I needn't have waited though, although Mr. Pollan's book can be graphic at times it is never unnecessarily explicit or shaming. It is an adventure of one man's first hand research into the food we eat and where it comes from. From industrial agriculture to Big Organic, pasture-raised foods and hunting and gathering. Pollan has an easy going style of delivering facts without making you sleepy. By the end of the book you feel informed and awake and more confident in your shopping decision making.
Unlike when I read Diet for a Small Planet a hundred years ago, I was not scared off of meat entirely. I agree that the planet cannot sustain so many people eating so much meat and like Pollan's attitude of eating meat as a smaller part of the diet. Hubby would be relieved too as he would follow me into vegetarianism, but he would sorely miss the meat.

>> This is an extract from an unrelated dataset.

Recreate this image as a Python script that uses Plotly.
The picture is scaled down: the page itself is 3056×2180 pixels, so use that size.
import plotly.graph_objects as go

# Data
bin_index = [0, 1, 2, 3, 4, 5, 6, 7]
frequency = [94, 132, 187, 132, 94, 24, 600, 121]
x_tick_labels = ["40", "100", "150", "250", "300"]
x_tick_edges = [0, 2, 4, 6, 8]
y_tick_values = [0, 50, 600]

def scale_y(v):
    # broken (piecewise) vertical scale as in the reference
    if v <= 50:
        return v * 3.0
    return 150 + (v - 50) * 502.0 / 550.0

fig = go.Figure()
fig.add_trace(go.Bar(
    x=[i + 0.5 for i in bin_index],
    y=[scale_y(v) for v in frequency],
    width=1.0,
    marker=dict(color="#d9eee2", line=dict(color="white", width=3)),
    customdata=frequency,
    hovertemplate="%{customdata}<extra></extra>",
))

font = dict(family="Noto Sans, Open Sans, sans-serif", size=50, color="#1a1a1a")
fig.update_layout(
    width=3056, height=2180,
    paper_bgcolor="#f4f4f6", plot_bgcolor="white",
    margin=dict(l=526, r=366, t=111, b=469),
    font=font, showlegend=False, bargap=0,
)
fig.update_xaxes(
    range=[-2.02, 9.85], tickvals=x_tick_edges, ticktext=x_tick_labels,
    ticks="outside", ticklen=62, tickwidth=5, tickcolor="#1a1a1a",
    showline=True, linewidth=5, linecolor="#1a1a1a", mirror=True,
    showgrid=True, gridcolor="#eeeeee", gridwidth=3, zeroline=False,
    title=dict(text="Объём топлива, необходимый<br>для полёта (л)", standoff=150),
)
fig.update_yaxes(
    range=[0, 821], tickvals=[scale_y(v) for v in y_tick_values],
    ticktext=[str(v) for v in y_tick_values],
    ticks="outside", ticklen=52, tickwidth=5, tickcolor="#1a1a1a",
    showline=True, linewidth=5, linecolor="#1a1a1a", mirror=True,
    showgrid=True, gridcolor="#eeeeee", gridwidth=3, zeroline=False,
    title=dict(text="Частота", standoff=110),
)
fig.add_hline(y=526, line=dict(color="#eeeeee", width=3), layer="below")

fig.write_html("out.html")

So what has changed since reading The Omnivore's Dilemma? We have sourced out a local, organic meat shop nearby and are looking into the same for dairy. Not such an easy task in a smaller town but worth the effort. We buy local and organic when we have the option, sometimes you have to choose between the two though, unfortunately. We have become more observant - like when we pick up the apple bags that bear the logo of the local orchard and read the small print - Product of Chile! (I know, I know, apples are out of season and one of the worst crops for pesticides, but Hubby has some strange attachment to them and buys them all year no matter how mealy and waxy and tasteless.)

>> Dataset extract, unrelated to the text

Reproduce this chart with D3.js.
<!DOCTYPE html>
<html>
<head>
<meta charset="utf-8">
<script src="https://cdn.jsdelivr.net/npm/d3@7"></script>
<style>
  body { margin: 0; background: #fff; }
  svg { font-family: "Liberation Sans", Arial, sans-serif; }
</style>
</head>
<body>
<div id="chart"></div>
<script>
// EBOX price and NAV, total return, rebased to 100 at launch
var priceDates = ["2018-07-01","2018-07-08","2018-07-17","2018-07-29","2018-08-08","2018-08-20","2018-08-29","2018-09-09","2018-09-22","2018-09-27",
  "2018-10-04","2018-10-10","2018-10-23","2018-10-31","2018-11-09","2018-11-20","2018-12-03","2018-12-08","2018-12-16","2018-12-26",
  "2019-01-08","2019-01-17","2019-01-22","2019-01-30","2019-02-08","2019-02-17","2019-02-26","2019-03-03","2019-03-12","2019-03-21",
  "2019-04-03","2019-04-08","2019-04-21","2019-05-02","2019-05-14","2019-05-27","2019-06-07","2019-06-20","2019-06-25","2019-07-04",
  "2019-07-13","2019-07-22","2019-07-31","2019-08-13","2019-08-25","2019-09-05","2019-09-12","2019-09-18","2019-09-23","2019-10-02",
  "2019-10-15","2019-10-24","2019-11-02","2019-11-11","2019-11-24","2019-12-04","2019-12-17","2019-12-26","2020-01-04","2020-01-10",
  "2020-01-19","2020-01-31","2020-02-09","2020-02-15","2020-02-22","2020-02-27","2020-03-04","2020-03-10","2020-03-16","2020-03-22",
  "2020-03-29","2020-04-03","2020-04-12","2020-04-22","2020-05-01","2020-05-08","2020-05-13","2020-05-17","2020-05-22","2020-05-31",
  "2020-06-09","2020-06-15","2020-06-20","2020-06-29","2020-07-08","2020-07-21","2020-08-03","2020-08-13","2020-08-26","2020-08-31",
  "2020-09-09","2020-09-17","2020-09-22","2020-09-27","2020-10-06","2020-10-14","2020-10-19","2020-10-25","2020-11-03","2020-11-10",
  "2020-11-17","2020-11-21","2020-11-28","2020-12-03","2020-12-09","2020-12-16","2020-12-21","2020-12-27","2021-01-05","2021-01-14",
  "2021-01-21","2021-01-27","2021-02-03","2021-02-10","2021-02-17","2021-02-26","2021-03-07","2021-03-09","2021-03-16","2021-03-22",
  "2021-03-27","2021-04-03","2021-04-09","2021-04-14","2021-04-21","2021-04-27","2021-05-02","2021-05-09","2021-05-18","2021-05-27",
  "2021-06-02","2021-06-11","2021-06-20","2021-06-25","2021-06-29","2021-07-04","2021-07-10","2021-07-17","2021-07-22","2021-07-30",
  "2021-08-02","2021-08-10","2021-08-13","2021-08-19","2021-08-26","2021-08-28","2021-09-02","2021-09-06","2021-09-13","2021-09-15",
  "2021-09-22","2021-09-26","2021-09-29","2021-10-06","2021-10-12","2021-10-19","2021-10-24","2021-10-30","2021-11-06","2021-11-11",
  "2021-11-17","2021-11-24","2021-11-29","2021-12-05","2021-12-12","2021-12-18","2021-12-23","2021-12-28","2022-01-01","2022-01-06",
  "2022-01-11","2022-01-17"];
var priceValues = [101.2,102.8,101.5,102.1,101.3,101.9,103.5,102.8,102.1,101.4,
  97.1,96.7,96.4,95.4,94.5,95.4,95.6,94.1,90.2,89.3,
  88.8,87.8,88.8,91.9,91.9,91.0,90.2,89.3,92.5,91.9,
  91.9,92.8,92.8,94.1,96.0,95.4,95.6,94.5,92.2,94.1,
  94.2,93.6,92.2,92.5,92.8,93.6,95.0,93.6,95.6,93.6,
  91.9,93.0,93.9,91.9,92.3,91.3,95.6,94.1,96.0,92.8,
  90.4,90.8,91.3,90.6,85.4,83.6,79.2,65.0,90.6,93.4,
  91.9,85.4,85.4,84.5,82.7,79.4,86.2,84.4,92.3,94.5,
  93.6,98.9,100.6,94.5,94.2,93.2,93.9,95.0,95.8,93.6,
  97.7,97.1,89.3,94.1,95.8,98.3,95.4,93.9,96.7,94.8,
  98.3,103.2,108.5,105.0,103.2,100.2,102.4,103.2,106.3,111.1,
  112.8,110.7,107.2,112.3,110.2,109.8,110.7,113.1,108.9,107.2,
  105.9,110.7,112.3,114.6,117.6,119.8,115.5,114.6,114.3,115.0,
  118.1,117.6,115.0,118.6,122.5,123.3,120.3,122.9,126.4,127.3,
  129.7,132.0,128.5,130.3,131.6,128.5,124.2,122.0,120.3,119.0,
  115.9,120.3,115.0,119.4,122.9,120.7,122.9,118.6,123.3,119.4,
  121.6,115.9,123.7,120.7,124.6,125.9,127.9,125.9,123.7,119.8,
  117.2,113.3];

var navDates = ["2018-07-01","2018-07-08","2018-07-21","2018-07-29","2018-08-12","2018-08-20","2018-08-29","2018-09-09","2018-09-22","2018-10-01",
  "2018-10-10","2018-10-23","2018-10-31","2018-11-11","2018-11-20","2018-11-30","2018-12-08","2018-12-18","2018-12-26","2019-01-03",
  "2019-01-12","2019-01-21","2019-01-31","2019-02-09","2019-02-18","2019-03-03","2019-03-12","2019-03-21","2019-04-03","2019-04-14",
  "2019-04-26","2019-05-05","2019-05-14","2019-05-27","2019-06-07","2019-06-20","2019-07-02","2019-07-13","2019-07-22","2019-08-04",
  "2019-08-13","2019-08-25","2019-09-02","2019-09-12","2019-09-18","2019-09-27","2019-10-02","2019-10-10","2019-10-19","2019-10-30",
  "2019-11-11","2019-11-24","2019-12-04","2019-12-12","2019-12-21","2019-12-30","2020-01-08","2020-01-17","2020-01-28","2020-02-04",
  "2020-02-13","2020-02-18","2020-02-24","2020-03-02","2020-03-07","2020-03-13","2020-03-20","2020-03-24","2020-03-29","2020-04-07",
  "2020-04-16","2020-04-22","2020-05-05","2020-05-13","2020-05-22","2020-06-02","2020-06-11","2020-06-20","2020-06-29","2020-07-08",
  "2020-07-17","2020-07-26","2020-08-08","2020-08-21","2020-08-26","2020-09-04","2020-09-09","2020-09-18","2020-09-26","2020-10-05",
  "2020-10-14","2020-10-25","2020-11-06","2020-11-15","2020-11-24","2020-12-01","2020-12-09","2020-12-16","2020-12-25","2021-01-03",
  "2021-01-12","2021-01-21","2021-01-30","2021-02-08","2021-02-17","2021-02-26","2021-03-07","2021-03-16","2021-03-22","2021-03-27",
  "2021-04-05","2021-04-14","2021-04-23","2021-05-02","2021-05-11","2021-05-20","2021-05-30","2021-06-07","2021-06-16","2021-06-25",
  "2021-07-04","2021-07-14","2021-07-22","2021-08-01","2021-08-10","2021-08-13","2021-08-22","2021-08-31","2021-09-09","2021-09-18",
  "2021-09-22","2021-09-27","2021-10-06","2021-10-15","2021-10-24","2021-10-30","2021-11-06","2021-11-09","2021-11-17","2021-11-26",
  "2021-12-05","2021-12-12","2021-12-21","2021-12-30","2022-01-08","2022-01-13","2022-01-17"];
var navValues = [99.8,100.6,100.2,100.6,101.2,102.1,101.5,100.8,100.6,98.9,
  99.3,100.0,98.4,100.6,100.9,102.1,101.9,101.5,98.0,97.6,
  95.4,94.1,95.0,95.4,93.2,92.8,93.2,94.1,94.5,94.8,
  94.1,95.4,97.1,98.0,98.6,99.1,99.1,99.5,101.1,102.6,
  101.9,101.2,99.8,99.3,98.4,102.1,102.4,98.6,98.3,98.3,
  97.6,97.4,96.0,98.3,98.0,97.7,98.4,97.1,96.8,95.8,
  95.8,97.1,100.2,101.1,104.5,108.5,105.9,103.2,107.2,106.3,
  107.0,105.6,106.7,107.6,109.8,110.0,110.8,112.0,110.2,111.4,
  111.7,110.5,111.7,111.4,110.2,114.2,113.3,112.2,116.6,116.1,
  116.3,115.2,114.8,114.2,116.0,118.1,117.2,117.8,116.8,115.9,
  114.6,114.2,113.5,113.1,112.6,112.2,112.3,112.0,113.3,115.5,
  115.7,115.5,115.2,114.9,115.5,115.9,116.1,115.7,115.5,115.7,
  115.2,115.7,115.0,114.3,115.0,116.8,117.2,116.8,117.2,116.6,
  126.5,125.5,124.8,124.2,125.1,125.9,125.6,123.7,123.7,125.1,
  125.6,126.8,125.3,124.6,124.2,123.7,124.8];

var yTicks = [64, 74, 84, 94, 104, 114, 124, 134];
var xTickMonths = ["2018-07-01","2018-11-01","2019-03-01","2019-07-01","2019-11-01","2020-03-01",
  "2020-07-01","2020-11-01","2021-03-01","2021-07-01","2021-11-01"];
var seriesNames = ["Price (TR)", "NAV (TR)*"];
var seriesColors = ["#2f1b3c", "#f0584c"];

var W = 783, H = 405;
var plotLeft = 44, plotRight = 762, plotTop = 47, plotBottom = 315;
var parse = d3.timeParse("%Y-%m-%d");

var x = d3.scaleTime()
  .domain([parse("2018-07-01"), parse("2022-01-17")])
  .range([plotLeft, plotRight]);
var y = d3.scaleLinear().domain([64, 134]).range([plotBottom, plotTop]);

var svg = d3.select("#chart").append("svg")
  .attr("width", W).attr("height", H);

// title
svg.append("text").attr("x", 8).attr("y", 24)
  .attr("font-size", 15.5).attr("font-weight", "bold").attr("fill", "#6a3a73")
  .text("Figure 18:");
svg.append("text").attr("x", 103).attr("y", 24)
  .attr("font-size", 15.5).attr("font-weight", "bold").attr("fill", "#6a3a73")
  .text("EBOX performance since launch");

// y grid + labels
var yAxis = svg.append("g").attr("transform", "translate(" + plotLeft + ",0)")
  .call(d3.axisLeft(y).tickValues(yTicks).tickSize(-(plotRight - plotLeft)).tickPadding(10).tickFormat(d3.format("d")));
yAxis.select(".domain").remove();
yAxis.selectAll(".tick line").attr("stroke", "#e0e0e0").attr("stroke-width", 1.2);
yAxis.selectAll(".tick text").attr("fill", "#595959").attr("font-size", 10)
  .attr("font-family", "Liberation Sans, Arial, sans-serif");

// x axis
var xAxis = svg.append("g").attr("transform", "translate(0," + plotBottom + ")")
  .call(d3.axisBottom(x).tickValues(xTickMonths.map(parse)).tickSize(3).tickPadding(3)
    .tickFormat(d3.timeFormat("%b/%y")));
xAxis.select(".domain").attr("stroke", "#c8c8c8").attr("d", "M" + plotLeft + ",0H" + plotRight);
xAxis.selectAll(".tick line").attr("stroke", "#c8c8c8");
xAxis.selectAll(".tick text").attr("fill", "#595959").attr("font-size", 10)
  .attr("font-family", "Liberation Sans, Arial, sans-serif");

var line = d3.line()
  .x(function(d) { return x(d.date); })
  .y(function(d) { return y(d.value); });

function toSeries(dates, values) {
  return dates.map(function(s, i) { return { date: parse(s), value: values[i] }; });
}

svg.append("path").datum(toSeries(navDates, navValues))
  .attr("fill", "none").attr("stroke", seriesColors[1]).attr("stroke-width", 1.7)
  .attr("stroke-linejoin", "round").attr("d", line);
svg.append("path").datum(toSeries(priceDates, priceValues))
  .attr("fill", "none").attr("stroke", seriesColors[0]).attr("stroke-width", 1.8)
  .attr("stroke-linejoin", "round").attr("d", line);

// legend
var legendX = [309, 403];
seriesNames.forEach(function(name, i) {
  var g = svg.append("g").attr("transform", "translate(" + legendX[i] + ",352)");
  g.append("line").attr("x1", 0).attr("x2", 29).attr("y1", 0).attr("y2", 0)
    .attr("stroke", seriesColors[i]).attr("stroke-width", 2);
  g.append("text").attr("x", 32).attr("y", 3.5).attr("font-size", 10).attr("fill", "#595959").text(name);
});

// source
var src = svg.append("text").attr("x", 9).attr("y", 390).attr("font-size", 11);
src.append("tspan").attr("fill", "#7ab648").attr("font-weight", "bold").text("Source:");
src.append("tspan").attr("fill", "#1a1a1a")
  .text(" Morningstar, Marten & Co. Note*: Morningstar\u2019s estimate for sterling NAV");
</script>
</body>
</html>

This year we are going to make an effort to shop at farmers markets and do some preserving and, yes, I did say that last year but this year we will try harder. We do grow some things at home, mostly herbs, hot peppers and tomatoes. I would grow more but I live in the world's tiniest house with minimal space to grow.
What won't change? There are some things I can't live without - olive oil, citrus, pineapples, coffee, bananas - you get the picture. Tread lightly and find a balance that you can live with.